The cameras will be installed at six hole-in-the-wall machines to test the photographic quality and reliability of cameras. The locations will not be revealed.
A Barclays spokesman said: 'Improvements in camera technology means that we can now get high-quality images. We will have to see if they can perform in different weather conditions and find the best camera angles. It's an extra fraud device. If we have an image of every person making a transaction that will obviously act as a deterrent.'
Barclays has 2,700 automated teller machines, and if the trial over the next few months is a success, cameras could be installed in all of them.
In 1992, Barclays processed 187 million cash machine withdrawals - of which 7,200 were referred for investigation. Most of these involved lost or stolen cards, but some involved mystery transactions.
'Phantom withdrawals' were the subject of a complex case at the High Court yesterday in which Judge John Hicks gave nine customers leave to pursue a single case that their accounts had been debited unfairly.
The four banks and one building society - Barclays, Midland, Lloyds, TSB and the Nationwide Building Society - wanted to have the cases split up. But the judge said it should remain as a single case 'at present'. It is likely that once general issues affecting all the cases have been decided, the courts will then consider each case individually.

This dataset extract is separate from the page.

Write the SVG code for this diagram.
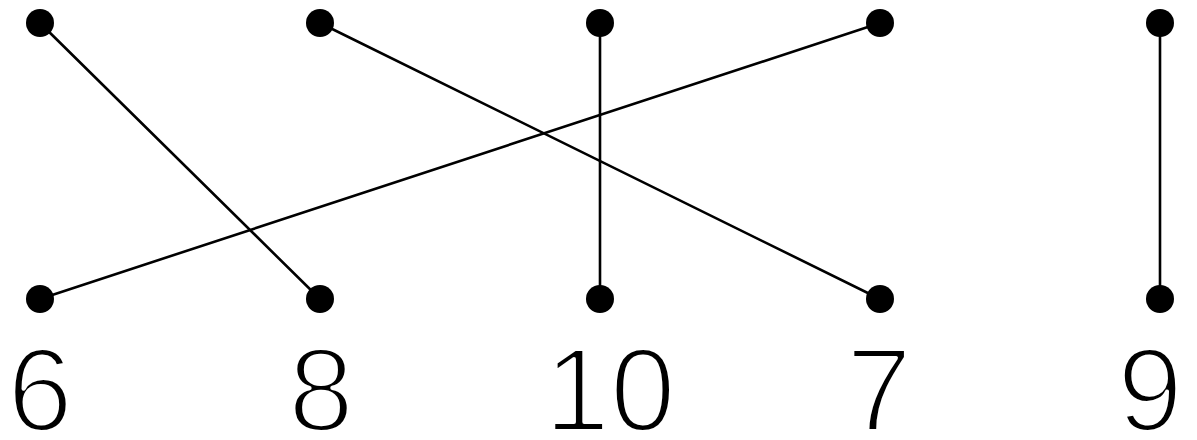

The case for the customers is being led by the Merseyside solicitors J Keith Park, which was keen to keep the action as a single case to help spread the costs. The nine defendants, who have legal aid, are claiming between pounds 15,000 and pounds 20,000 which has been taken from their accounts because of unexplained withdrawals from machines. More than 1,000 other people have been in contact with the solicitors about disputed cash machine withdrawals.
The lead case involves an elderly couple, James and Jean McConville, from St Helens, Merseyside, who say they lost pounds 400 from their current account after their cash card was stolen in 1991. The couple say they reported the theft within an hour but discovered that pounds 400 had been debited from their account.
A Nationwide spokeswoman said: 'We are confident that our ATM (automated teller machine) operation will be shown to be efficient and secure.'
The 40,000-strong Barclays Group Staff Union has protested to management that staff employed as 'personal bankers' to offer financial advice at high street branches are being urged to sell inappropriate and superfluous services. The union is seeking the removal of sales targets and the abolition of rewards for star performers.